Please pull out every line that includes the string "with".

SUPPLIED DATA:
------------------------------
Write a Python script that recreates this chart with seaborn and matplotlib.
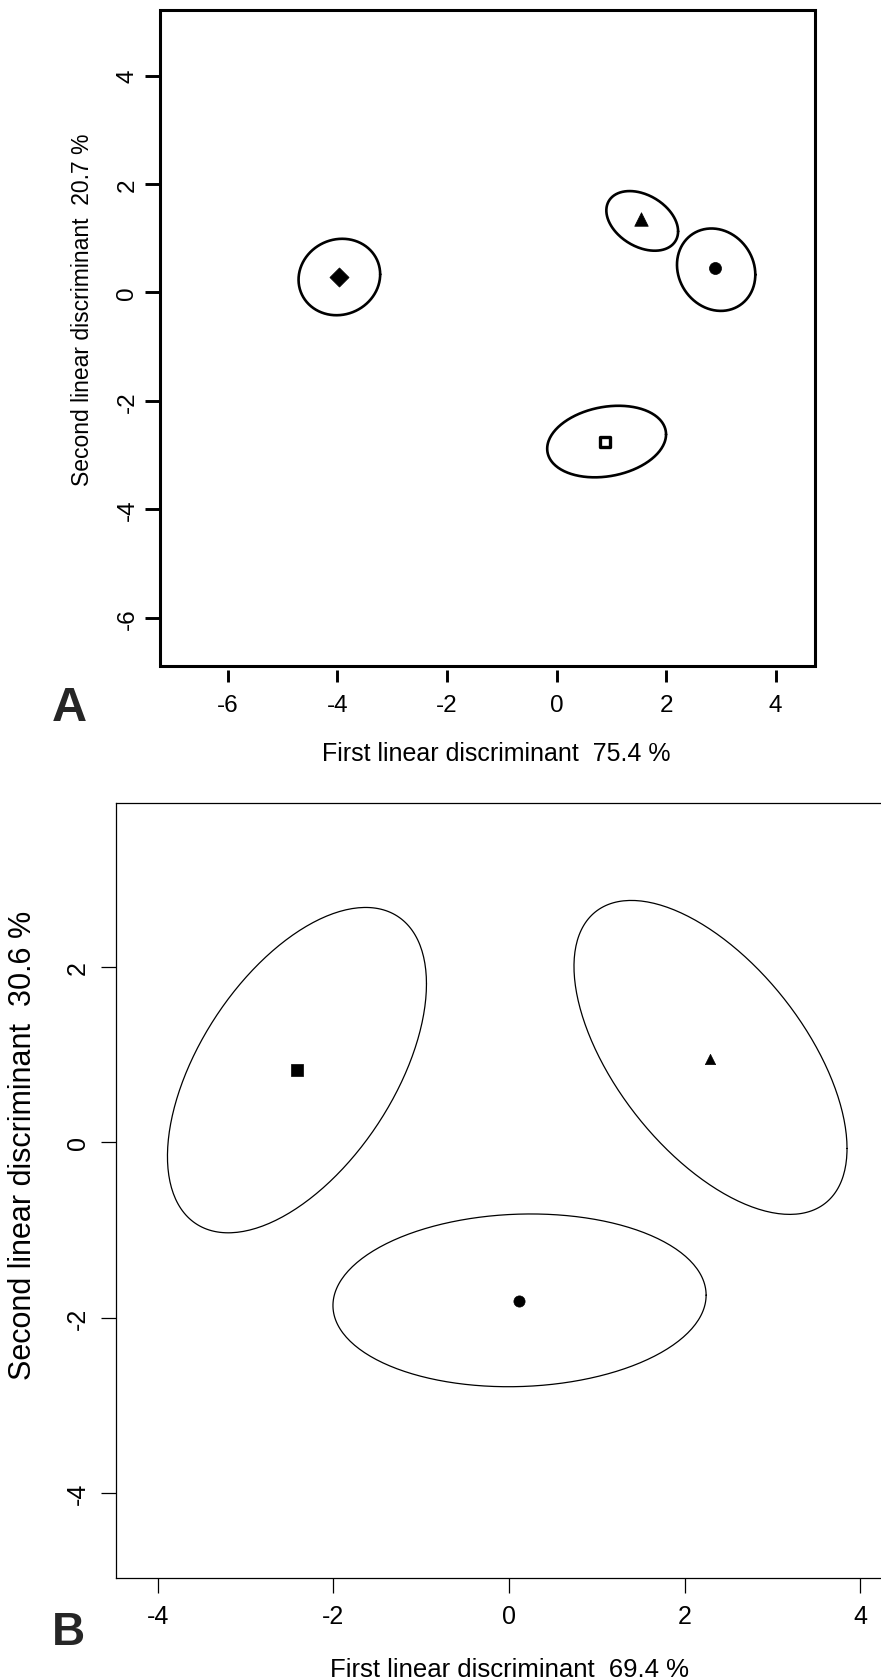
------------------------------
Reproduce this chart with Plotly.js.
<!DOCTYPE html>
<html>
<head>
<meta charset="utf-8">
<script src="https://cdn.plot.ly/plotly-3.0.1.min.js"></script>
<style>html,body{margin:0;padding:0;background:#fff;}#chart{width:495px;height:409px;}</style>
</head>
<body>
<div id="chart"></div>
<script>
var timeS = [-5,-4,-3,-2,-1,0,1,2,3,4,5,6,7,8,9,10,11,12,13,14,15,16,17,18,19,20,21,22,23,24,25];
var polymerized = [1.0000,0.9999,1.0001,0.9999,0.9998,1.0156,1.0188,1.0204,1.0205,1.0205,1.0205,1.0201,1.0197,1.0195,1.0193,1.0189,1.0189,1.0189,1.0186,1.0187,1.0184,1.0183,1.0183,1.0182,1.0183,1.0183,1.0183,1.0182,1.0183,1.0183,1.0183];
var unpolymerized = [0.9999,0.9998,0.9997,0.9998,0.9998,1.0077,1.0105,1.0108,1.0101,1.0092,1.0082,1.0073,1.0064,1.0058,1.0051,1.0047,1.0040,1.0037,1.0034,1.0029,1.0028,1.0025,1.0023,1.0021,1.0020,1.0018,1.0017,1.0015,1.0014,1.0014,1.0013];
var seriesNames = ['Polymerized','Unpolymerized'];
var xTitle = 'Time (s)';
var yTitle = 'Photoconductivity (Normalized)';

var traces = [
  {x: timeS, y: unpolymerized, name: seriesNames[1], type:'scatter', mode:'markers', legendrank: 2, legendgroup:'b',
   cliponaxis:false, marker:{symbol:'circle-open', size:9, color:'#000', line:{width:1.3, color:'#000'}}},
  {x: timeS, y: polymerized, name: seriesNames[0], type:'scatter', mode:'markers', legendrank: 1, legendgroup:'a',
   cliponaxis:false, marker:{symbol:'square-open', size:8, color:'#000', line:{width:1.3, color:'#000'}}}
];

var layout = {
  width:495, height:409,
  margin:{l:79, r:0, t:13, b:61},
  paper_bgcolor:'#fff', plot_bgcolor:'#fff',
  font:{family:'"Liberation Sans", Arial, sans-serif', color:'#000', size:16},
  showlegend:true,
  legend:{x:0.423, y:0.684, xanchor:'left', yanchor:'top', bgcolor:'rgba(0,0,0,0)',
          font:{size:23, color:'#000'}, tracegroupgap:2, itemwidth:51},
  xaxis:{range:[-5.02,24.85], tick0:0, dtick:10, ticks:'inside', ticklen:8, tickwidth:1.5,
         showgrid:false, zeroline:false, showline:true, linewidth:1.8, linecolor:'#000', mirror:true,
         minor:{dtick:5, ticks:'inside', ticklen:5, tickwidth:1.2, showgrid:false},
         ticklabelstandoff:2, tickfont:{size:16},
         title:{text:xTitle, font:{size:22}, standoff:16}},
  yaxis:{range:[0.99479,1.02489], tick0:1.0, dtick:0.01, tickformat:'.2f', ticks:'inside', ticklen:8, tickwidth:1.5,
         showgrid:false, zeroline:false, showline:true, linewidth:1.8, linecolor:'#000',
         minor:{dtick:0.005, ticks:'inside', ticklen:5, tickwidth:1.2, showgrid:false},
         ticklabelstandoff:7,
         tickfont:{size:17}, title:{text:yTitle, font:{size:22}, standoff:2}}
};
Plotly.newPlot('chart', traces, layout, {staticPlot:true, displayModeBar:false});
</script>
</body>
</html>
------------------------------
ANSWER TO THIS EXERCISE:
Write a Python script that recreates this chart with seaborn and matplotlib.
Reproduce this chart with Plotly.js.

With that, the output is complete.